### [Instructions for the task]
Write out each line of the listing as it stands, without the images.

### [Data segment]
══════

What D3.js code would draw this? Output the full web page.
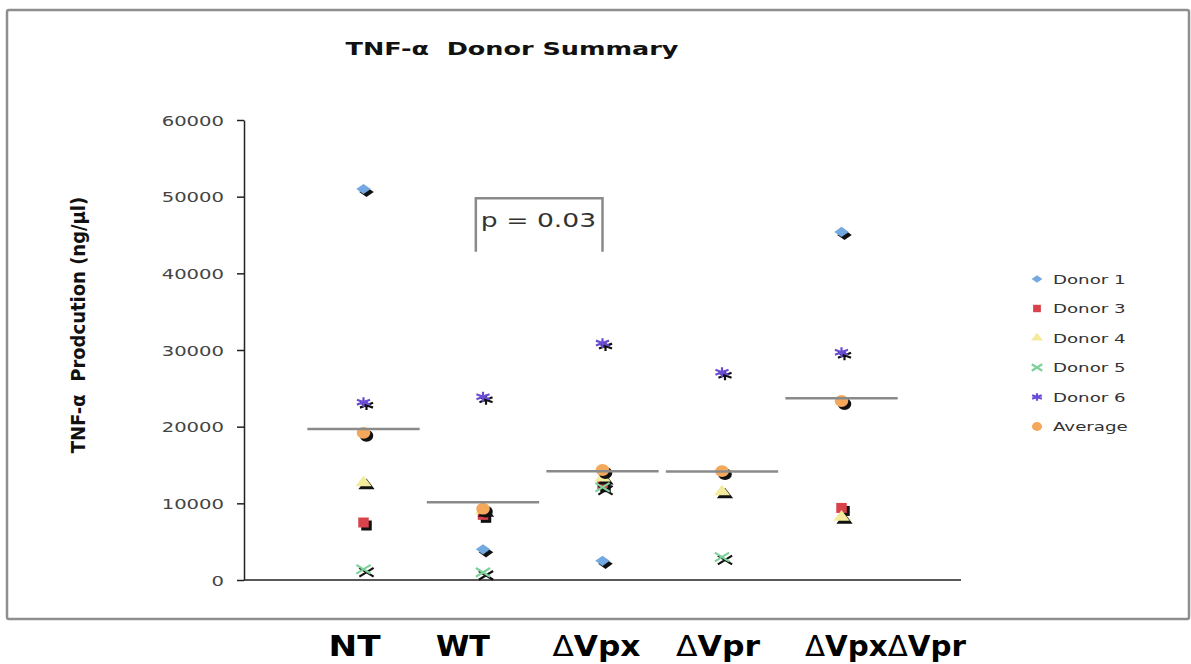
<!DOCTYPE html>
<html>
<head>
<meta charset="utf-8">
<script src="https://cdn.jsdelivr.net/npm/d3@7"></script>
<style>
  body { margin: 0; background: #fff; }
  text { font-family: 'DejaVu Sans', Verdana, sans-serif; white-space: pre; }
</style>
</head>
<body>
<svg id="chart" width="1191" height="664"></svg>
<script>
// values (ng/ul), null = no point for that donor
const categories = ['NT', 'WT', 'ΔVpx', 'ΔVpr', 'ΔVpxΔVpr'];
const donor1 = [51000, 4000, 2500, null, 45400];
const donor3 = [7500, 8500, 12500, null, 9400];
const donor4 = [12700, 9100, 13300, 11500, 8200];
const donor5 = [1400, 1000, 12100, 3000, null];
const donor6 = [23200, 23900, 30900, 27100, 29700];
const average = [19200, 9300, 14350, 14200, 23350];
const meanLine = [19700, 10150, 14200, 14150, 23700];
const yTicks = [0, 10000, 20000, 30000, 40000, 50000, 60000];
const pLabel = 'p = 0.03';

const SX = 1.4; // the source image is stretched horizontally

const svg = d3.select('#chart');

const x = d3.scaleLinear().domain([0, 6]).range([244, 961]);
const y = d3.scaleLinear().domain([0, 60000]).range([580, 120]);

// outer frame
svg.append('rect')
  .attr('x', 7).attr('y', 10)
  .attr('width', 1182).attr('height', 609)
  .attr('rx', 2)
  .attr('fill', '#fff')
  .attr('stroke', '#8e8e8e')
  .attr('stroke-width', 2.5);

// title
svg.append('text')
  .attr('transform', `translate(512,55) scale(1.5,1)`)
  .attr('text-anchor', 'middle')
  .attr('font-size', 17)
  .attr('font-weight', 'bold')
  .attr('fill', '#111')
  .text('TNF-α  Donor Summary');

// y axis
const yAxis = svg.append('g')
  .attr('transform', `translate(${x(0)},0)`)
  .call(d3.axisLeft(y).tickValues(yTicks).tickSize(7).tickSizeOuter(0).tickFormat(d3.format('d')));
yAxis.select('.domain').attr('stroke', '#222').attr('stroke-width', 1.5);
yAxis.selectAll('.tick line').attr('stroke', '#222').attr('stroke-width', 1.5);
yAxis.selectAll('.tick text')
  .attr('x', null).attr('dy', '0.36em')
  .attr('transform', `translate(-20,0) scale(${SX},1)`)
  .attr('font-size', 14)
  .attr('font-family', "'DejaVu Sans', Verdana, sans-serif")
  .attr('fill', '#444');

// x axis line (no ticks)
svg.append('line')
  .attr('x1', x(0)).attr('x2', x(6))
  .attr('y1', y(0)).attr('y2', y(0))
  .attr('stroke', '#222').attr('stroke-width', 1.5);

// y label
svg.append('text')
  .attr('transform', `translate(85,325) scale(1.1,1) rotate(-90)`)
  .attr('text-anchor', 'middle')
  .attr('font-size', 18)
  .attr('font-weight', 'bold')
  .attr('fill', '#111')
  .text('TNF-α  Prodcution (ng/μl)');

// marker shapes
const strokeTypes = new Set(['times', 'asterisk']);
const series = [
  { name: 'Donor 1', values: donor1, type: d3.symbolDiamond, size: 100, sx: 1.35, sy: 0.55, fill: '#73a9e0' },
  { name: 'Donor 3', values: donor3, type: d3.symbolSquare, size: 100, sx: 1.05, sy: 1, fill: '#d8434b' },
  { name: 'Donor 4', values: donor4, type: d3.symbolTriangle, size: 80, sx: 1.2, sy: 0.9, fill: '#f4eb9c' },
  { name: 'Donor 5', values: donor5, type: d3.symbolTimes, kind: 'times', size: 80, sx: 1.3, sy: 0.8, fill: '#7fd19b' },
  { name: 'Donor 6', values: donor6, type: d3.symbolAsterisk, kind: 'asterisk', size: 95, sx: 1.3, sy: 0.85, fill: '#6a4bd6' },
  { name: 'Average', values: average, type: d3.symbolCircle, size: 110, sx: 1.15, sy: 1, fill: '#f3a85c' },
];

function drawMarker(g, s, px, py, color) {
  const path = g.append('path')
    .attr('d', d3.symbol().type(s.type).size(s.size)())
    .attr('transform', `translate(${px},${py}) scale(${s.sx},${s.sy})`);
  if (strokeTypes.has(s.kind)) {
    path.attr('fill', 'none').attr('stroke', color).attr('stroke-width', 2.2).attr('vector-effect', 'non-scaling-stroke');
  } else {
    path.attr('fill', color);
  }
}

const marks = svg.append('g');
series.forEach((s) => {
  const pts = s.values.map((v, i) => ({ v, i })).filter((d) => d.v != null);
  pts.forEach((d) => {
    const px = x(d.i + 1);
    const py = y(d.v);
    drawMarker(marks, s, px + 3, py + 3, '#111'); // drop shadow
    drawMarker(marks, s, px, py, s.fill);
  });
});

// group mean lines
svg.append('g').selectAll('line')
  .data(meanLine)
  .join('line')
  .attr('x1', (d, i) => x(i + 1 - 0.47))
  .attr('x2', (d, i) => x(i + 1 + 0.47))
  .attr('y1', (d) => y(d))
  .attr('y2', (d) => y(d))
  .attr('stroke', '#8a8a8a')
  .attr('stroke-width', 2.5);

// significance bracket between WT and ΔVpx
const bx0 = x(1.94);
const bx1 = x(3);
const byTop = y(49800);
const byBot = y(42800);
svg.append('path')
  .attr('d', `M${bx0},${byBot}V${byTop}H${bx1}V${byBot}`)
  .attr('fill', 'none')
  .attr('stroke', '#8a8a8a')
  .attr('stroke-width', 2.5);
svg.append('text')
  .attr('transform', `translate(${bx0 + 5},${y(46100)}) scale(${SX},1)`)
  .attr('font-size', 19)
  .attr('fill', '#333')
  .text(pLabel);

// legend
const legend = svg.append('g').attr('transform', 'translate(1037,279)');
series.forEach((s, i) => {
  const row = legend.append('g').attr('transform', `translate(0,${i * 29.5})`);
  drawMarker(row, { ...s, size: s.size * 0.55 }, 0, 0, s.fill);
  row.append('text')
    .attr('transform', `translate(16,0) scale(${SX},1)`)
    .attr('dy', '0.36em')
    .attr('font-size', 13)
    .attr('fill', '#333')
    .text(s.name);
});

// category labels under the frame (shift and width as in the pasted-in labels)
const labelShift = [-9, -20, -6, -4, 44];
const labelWidth = [52, 54, 88, 84, 161];
const xLabels = svg.append('g');
categories.forEach((c, i) => {
  const t = xLabels.append('text')
    .attr('x', x(i + 1) + labelShift[i])
    .attr('y', 656)
    .attr('text-anchor', 'middle')
    .attr('textLength', labelWidth[i])
    .attr('lengthAdjust', 'spacingAndGlyphs')
    .attr('font-family', "'Liberation Sans', Arial, sans-serif")
    .attr('font-size', 28)
    .attr('font-weight', 'bold')
    .attr('fill', '#000');
  c.split(/(Δ)/).filter((p) => p).forEach((p) => {
    t.append('tspan').attr('font-weight', p === 'Δ' ? 'normal' : 'bold').text(p);
  });
});
</script>
</body>
</html>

══════

### [Answer for the task]
What D3.js code would draw this? Output the full web page.
<!DOCTYPE html>
<html>
<head>
<meta charset="utf-8">
<script src="https://cdn.jsdelivr.net/npm/d3@7"></script>
<style>
  body { margin: 0; background: #fff; }
  text { font-family: 'DejaVu Sans', Verdana, sans-serif; white-space: pre; }
</style>
</head>
<body>
<svg id="chart" width="1191" height="664"></svg>
<script>
// values (ng/ul), null = no point for that donor
const categories = ['NT', 'WT', 'ΔVpx', 'ΔVpr', 'ΔVpxΔVpr'];
const donor1 = [51000, 4000, 2500, null, 45400];
const donor3 = [7500, 8500, 12500, null, 9400];
const donor4 = [12700, 9100, 13300, 11500, 8200];
const donor5 = [1400, 1000, 12100, 3000, null];
const donor6 = [23200, 23900, 30900, 27100, 29700];
const average = [19200, 9300, 14350, 14200, 23350];
const meanLine = [19700, 10150, 14200, 14150, 23700];
const yTicks = [0, 10000, 20000, 30000, 40000, 50000, 60000];
const pLabel = 'p = 0.03';

const SX = 1.4; // the source image is stretched horizontally

const svg = d3.select('#chart');

const x = d3.scaleLinear().domain([0, 6]).range([244, 961]);
const y = d3.scaleLinear().domain([0, 60000]).range([580, 120]);

// outer frame
svg.append('rect')
  .attr('x', 7).attr('y', 10)
  .attr('width', 1182).attr('height', 609)
  .attr('rx', 2)
  .attr('fill', '#fff')
  .attr('stroke', '#8e8e8e')
  .attr('stroke-width', 2.5);

// title
svg.append('text')
  .attr('transform', `translate(512,55) scale(1.5,1)`)
  .attr('text-anchor', 'middle')
  .attr('font-size', 17)
  .attr('font-weight', 'bold')
  .attr('fill', '#111')
  .text('TNF-α  Donor Summary');

// y axis
const yAxis = svg.append('g')
  .attr('transform', `translate(${x(0)},0)`)
  .call(d3.axisLeft(y).tickValues(yTicks).tickSize(7).tickSizeOuter(0).tickFormat(d3.format('d')));
yAxis.select('.domain').attr('stroke', '#222').attr('stroke-width', 1.5);
yAxis.selectAll('.tick line').attr('stroke', '#222').attr('stroke-width', 1.5);
yAxis.selectAll('.tick text')
  .attr('x', null).attr('dy', '0.36em')
  .attr('transform', `translate(-20,0) scale(${SX},1)`)
  .attr('font-size', 14)
  .attr('font-family', "'DejaVu Sans', Verdana, sans-serif")
  .attr('fill', '#444');

// x axis line (no ticks)
svg.append('line')
  .attr('x1', x(0)).attr('x2', x(6))
  .attr('y1', y(0)).attr('y2', y(0))
  .attr('stroke', '#222').attr('stroke-width', 1.5);

// y label
svg.append('text')
  .attr('transform', `translate(85,325) scale(1.1,1) rotate(-90)`)
  .attr('text-anchor', 'middle')
  .attr('font-size', 18)
  .attr('font-weight', 'bold')
  .attr('fill', '#111')
  .text('TNF-α  Prodcution (ng/μl)');

// marker shapes
const strokeTypes = new Set(['times', 'asterisk']);
const series = [
  { name: 'Donor 1', values: donor1, type: d3.symbolDiamond, size: 100, sx: 1.35, sy: 0.55, fill: '#73a9e0' },
  { name: 'Donor 3', values: donor3, type: d3.symbolSquare, size: 100, sx: 1.05, sy: 1, fill: '#d8434b' },
  { name: 'Donor 4', values: donor4, type: d3.symbolTriangle, size: 80, sx: 1.2, sy: 0.9, fill: '#f4eb9c' },
  { name: 'Donor 5', values: donor5, type: d3.symbolTimes, kind: 'times', size: 80, sx: 1.3, sy: 0.8, fill: '#7fd19b' },
  { name: 'Donor 6', values: donor6, type: d3.symbolAsterisk, kind: 'asterisk', size: 95, sx: 1.3, sy: 0.85, fill: '#6a4bd6' },
  { name: 'Average', values: average, type: d3.symbolCircle, size: 110, sx: 1.15, sy: 1, fill: '#f3a85c' },
];

function drawMarker(g, s, px, py, color) {
  const path = g.append('path')
    .attr('d', d3.symbol().type(s.type).size(s.size)())
    .attr('transform', `translate(${px},${py}) scale(${s.sx},${s.sy})`);
  if (strokeTypes.has(s.kind)) {
    path.attr('fill', 'none').attr('stroke', color).attr('stroke-width', 2.2).attr('vector-effect', 'non-scaling-stroke');
  } else {
    path.attr('fill', color);
  }
}

const marks = svg.append('g');
series.forEach((s) => {
  const pts = s.values.map((v, i) => ({ v, i })).filter((d) => d.v != null);
  pts.forEach((d) => {
    const px = x(d.i + 1);
    const py = y(d.v);
    drawMarker(marks, s, px + 3, py + 3, '#111'); // drop shadow
    drawMarker(marks, s, px, py, s.fill);
  });
});

// group mean lines
svg.append('g').selectAll('line')
  .data(meanLine)
  .join('line')
  .attr('x1', (d, i) => x(i + 1 - 0.47))
  .attr('x2', (d, i) => x(i + 1 + 0.47))
  .attr('y1', (d) => y(d))
  .attr('y2', (d) => y(d))
  .attr('stroke', '#8a8a8a')
  .attr('stroke-width', 2.5);

// significance bracket between WT and ΔVpx
const bx0 = x(1.94);
const bx1 = x(3);
const byTop = y(49800);
const byBot = y(42800);
svg.append('path')
  .attr('d', `M${bx0},${byBot}V${byTop}H${bx1}V${byBot}`)
  .attr('fill', 'none')
  .attr('stroke', '#8a8a8a')
  .attr('stroke-width', 2.5);
svg.append('text')
  .attr('transform', `translate(${bx0 + 5},${y(46100)}) scale(${SX},1)`)
  .attr('font-size', 19)
  .attr('fill', '#333')
  .text(pLabel);

// legend
const legend = svg.append('g').attr('transform', 'translate(1037,279)');
series.forEach((s, i) => {
  const row = legend.append('g').attr('transform', `translate(0,${i * 29.5})`);
  drawMarker(row, { ...s, size: s.size * 0.55 }, 0, 0, s.fill);
  row.append('text')
    .attr('transform', `translate(16,0) scale(${SX},1)`)
    .attr('dy', '0.36em')
    .attr('font-size', 13)
    .attr('fill', '#333')
    .text(s.name);
});

// category labels under the frame (shift and width as in the pasted-in labels)
const labelShift = [-9, -20, -6, -4, 44];
const labelWidth = [52, 54, 88, 84, 161];
const xLabels = svg.append('g');
categories.forEach((c, i) => {
  const t = xLabels.append('text')
    .attr('x', x(i + 1) + labelShift[i])
    .attr('y', 656)
    .attr('text-anchor', 'middle')
    .attr('textLength', labelWidth[i])
    .attr('lengthAdjust', 'spacingAndGlyphs')
    .attr('font-family', "'Liberation Sans', Arial, sans-serif")
    .attr('font-size', 28)
    .attr('font-weight', 'bold')
    .attr('fill', '#000');
  c.split(/(Δ)/).filter((p) => p).forEach((p) => {
    t.append('tspan').attr('font-weight', p === 'Δ' ? 'normal' : 'bold').text(p);
  });
});
</script>
</body>
</html>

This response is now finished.